Ranger of the newly created Forest Service, c. 1944 (O Serviço Florestal no Biênio 1943-1944 (Rio de Janeiro: Ministry of Agriculture, 1945)) |
Brazil
during the first Getúlio Vargas regime (1930-1945) produced a boom in
conservationist legislation that included a forest
code, a new water
law, the creation of the country's first national parks, and the
establishment of a forest
agency and a national
institute of forestry. The move by the Vargas regime to implement a
conservationist agenda was unprecedented—apart from the establishment of
botanical gardens and a few
protected semi-urban forests around Rio de Janeiro, previous governments
had never acted to establish a conservation program. The change brought by
Vargas had its root in a new phenomenon—the appearance on the Brazilian
national stage of a cadre of conservationists who were able to align
US- and Europe-born ideas of conservation of nature with a nationalist discourse
akin to the one put forward by Vargas’s ideologues.
Yet,
all the energy invested in environmental legislation failed to change the
previous pattern of lack of state commitment to environmental issues. In fact,
the new legislation concealed a reality of chronic lack of federal control over
both public and private land. Brazil had a long tradition of what historian
José Drummond called a “weak
hand in controlling the use of associated resources and features, such as
soils, ores, water, coasts, flora, and fauna.” After the fall of the
Brazilian monarchy and the promulgation of the Republican constitution of 1891,
all public land, which had been in control of the Brazilian state in the
nineteenth century, was then turned to the hand of state governments. In the
Vargas years the Brazilian federal government had almost no public land left to
manage besides a handful of federal and military properties and the land
alongside railroads.
In the
1930s the federal government not only did not control most of Brazil’s public
land but also had no legal instrument to expropriate private land. It was
only in 1941 that the central government issued a
decree-law granting itself the powers to expropriate land for public interest.
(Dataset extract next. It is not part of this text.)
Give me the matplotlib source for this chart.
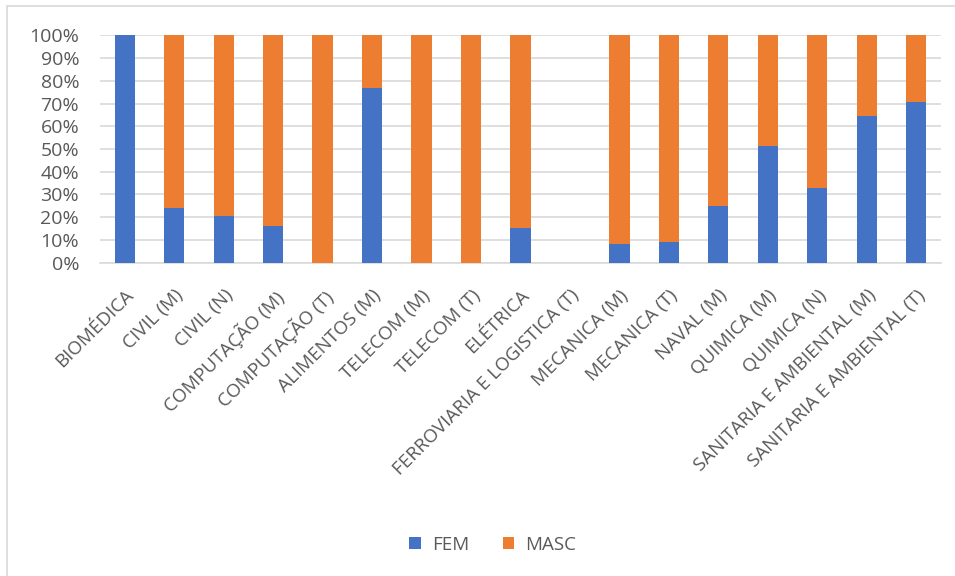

This new legislation allowed the federal government to expropriate both private
land and public land owned by state or municipal governments. However, it
failed to trigger an era of federal intervention in land issues. The regime of
Getúlio Vargas, despite being turned into a fascist-leaning dictatorship after
1937, lacked the power to curb the interest of the local agrarian elites.
It was
only with the military coup of 1964 that all the public land controlled by the
states returned to the hands of the federal government. Thus, from 1891 to
1941, the capacity of the federal government to promote agrarian reform or
nature conservation was limited by its legal and political limitation in
controlling land. In comparison to other countries, the Vargas administration’s
ability to create national parks and enforce much of the conservationist
mandate of the new legislation was severely limited. Any attempt
from Rio de Janeiro to manage public land was only put in practice before
passing through the filter of state governments.